= YOUR TASK =
Exactly the lines from the one with "Convert this chart to matplotlib code." to the one with "ax = fig.add_axes([123", both included, are to be printed again; leave out the rest.

= EXCERPTED DATA =
>>>

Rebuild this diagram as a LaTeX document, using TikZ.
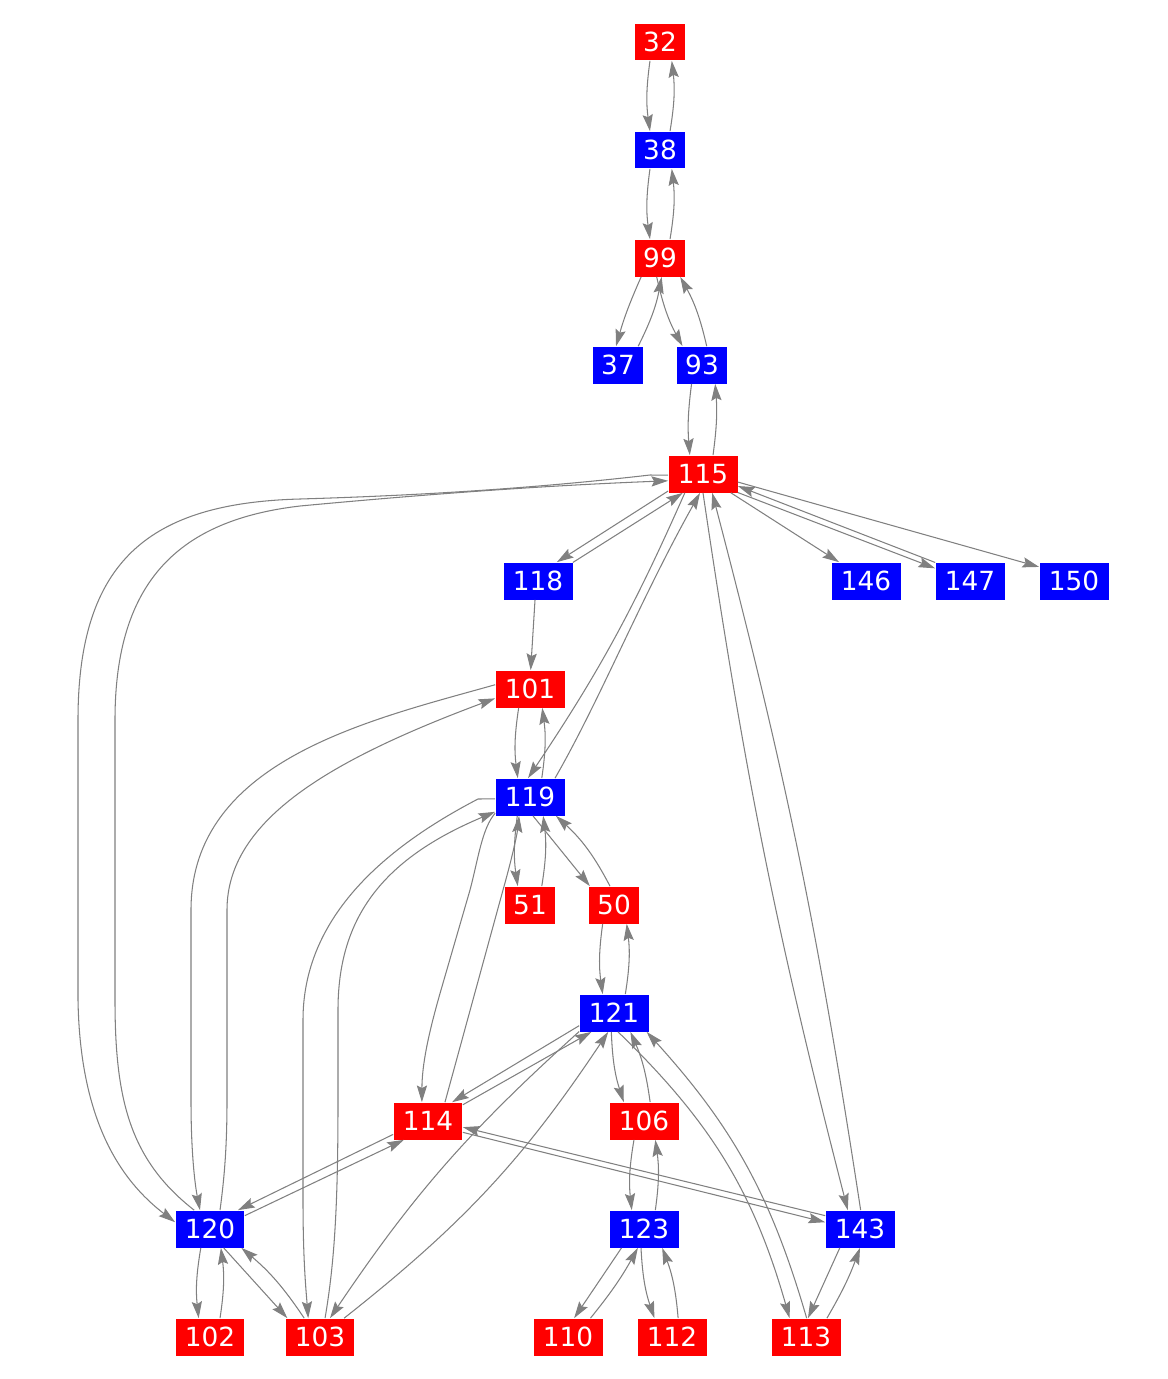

<<<
>>>

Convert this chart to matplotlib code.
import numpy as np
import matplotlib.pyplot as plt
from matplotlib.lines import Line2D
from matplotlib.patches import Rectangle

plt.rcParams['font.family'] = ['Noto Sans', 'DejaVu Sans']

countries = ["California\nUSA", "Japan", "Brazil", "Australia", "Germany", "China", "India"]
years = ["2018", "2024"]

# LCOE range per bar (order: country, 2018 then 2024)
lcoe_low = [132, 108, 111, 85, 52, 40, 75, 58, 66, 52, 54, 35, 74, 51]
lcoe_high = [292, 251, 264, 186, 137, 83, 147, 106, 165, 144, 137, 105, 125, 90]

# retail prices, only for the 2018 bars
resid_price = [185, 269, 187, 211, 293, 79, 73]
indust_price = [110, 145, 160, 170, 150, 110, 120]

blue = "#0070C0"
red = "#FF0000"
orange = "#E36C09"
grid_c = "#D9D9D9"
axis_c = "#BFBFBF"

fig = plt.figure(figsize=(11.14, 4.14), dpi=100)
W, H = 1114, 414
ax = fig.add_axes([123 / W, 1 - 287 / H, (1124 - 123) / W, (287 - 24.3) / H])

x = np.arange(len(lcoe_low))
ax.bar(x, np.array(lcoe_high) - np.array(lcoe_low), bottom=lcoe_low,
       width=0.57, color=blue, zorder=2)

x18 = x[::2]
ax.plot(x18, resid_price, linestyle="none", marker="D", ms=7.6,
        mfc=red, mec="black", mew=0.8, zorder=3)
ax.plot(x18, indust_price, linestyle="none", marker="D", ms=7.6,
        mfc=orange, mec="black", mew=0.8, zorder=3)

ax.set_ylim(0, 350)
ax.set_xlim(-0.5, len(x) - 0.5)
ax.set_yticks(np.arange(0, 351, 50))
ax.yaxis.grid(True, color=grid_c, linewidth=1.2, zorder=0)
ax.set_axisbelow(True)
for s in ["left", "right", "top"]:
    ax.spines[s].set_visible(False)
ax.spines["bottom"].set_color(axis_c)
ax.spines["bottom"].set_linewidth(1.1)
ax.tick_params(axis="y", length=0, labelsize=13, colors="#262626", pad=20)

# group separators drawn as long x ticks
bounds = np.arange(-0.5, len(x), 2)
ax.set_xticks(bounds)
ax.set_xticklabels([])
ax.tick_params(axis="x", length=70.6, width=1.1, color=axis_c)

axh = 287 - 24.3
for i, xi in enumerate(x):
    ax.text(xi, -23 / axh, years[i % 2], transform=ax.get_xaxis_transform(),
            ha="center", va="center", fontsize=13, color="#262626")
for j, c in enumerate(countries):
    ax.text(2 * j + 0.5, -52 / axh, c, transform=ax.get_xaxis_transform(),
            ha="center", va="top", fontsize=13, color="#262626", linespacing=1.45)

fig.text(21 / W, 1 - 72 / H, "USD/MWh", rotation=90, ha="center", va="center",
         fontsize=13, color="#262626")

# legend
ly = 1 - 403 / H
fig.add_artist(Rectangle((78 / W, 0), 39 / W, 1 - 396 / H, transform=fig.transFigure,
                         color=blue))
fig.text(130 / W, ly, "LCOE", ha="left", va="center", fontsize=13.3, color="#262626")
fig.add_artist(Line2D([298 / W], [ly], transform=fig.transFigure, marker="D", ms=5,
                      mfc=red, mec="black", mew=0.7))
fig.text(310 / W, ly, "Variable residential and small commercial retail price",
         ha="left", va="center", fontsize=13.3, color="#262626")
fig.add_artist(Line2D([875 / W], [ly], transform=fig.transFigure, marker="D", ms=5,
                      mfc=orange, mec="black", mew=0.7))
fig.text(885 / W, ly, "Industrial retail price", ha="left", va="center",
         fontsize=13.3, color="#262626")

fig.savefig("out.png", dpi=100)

<<<
>>>

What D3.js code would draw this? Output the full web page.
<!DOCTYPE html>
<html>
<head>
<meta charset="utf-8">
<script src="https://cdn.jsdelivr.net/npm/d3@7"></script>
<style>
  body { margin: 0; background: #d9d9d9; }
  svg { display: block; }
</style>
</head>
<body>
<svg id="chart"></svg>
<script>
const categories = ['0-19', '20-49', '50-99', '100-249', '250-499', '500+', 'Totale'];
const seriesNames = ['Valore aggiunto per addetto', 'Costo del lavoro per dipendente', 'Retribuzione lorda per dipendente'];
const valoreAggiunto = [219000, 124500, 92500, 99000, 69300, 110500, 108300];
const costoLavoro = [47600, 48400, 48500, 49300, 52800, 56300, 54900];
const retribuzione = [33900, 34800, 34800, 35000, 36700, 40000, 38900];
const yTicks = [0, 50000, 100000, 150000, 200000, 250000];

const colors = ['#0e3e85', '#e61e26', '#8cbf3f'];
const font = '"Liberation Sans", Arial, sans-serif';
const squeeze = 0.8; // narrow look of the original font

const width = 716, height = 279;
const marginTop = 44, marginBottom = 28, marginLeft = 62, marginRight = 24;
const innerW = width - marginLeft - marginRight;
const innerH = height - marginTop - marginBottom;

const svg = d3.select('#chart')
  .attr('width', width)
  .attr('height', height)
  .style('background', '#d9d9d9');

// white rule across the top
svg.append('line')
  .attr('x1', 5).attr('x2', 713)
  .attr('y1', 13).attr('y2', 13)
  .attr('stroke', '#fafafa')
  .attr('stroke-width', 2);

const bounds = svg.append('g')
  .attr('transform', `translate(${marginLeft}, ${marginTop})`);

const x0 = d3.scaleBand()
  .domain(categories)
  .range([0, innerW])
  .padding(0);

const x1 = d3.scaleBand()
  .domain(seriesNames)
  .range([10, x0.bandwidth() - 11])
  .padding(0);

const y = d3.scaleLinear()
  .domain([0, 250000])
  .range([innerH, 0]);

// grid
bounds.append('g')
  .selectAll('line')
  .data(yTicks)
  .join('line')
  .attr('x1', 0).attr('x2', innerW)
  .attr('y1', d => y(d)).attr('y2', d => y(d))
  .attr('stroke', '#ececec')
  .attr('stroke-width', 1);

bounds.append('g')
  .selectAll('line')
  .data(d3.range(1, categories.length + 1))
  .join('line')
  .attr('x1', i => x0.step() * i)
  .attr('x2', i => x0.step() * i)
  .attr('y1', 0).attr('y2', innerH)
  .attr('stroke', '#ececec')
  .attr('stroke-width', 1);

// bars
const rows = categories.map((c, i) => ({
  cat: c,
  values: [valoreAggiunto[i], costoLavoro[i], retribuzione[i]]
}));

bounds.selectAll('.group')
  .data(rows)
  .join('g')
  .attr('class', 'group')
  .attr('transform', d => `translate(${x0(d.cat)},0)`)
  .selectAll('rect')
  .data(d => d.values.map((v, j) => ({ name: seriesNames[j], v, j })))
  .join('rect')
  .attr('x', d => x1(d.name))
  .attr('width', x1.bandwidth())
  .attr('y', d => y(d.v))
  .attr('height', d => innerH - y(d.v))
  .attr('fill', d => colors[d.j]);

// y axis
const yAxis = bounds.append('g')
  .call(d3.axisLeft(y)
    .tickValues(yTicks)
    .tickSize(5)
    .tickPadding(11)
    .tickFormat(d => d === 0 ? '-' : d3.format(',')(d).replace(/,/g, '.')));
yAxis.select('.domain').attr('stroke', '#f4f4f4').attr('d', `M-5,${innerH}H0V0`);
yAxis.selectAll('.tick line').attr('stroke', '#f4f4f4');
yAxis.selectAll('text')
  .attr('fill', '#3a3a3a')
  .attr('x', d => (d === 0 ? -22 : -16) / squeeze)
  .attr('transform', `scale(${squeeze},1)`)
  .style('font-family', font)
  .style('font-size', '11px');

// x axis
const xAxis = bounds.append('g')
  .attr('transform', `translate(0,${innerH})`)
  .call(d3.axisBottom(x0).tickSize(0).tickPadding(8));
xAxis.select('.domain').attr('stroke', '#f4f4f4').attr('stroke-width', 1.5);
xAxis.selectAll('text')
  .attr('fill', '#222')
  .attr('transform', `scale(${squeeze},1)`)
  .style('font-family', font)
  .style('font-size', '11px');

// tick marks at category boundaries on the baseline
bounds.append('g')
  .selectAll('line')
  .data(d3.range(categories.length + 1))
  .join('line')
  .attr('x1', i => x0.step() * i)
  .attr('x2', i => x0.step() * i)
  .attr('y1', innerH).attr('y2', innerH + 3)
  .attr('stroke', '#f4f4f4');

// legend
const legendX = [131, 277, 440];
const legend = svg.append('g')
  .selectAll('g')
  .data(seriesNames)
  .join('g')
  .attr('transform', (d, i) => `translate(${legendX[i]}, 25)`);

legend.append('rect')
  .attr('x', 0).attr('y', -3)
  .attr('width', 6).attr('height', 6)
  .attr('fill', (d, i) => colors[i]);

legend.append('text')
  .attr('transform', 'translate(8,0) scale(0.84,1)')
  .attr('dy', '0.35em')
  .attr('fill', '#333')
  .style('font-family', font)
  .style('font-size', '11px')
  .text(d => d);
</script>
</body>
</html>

<<<

= IN RESPONSE =
Convert this chart to matplotlib code.
import numpy as np
import matplotlib.pyplot as plt
from matplotlib.lines import Line2D
from matplotlib.patches import Rectangle

plt.rcParams['font.family'] = ['Noto Sans', 'DejaVu Sans']

countries = ["California\nUSA", "Japan", "Brazil", "Australia", "Germany", "China", "India"]
years = ["2018", "2024"]

# LCOE range per bar (order: country, 2018 then 2024)
lcoe_low = [132, 108, 111, 85, 52, 40, 75, 58, 66, 52, 54, 35, 74, 51]
lcoe_high = [292, 251, 264, 186, 137, 83, 147, 106, 165, 144, 137, 105, 125, 90]

# retail prices, only for the 2018 bars
resid_price = [185, 269, 187, 211, 293, 79, 73]
indust_price = [110, 145, 160, 170, 150, 110, 120]

blue = "#0070C0"
red = "#FF0000"
orange = "#E36C09"
grid_c = "#D9D9D9"
axis_c = "#BFBFBF"

fig = plt.figure(figsize=(11.14, 4.14), dpi=100)
W, H = 1114, 414
ax = fig.add_axes([123 / W, 1 - 287 / H, (1124 - 123) / W, (287 - 24.3) / H])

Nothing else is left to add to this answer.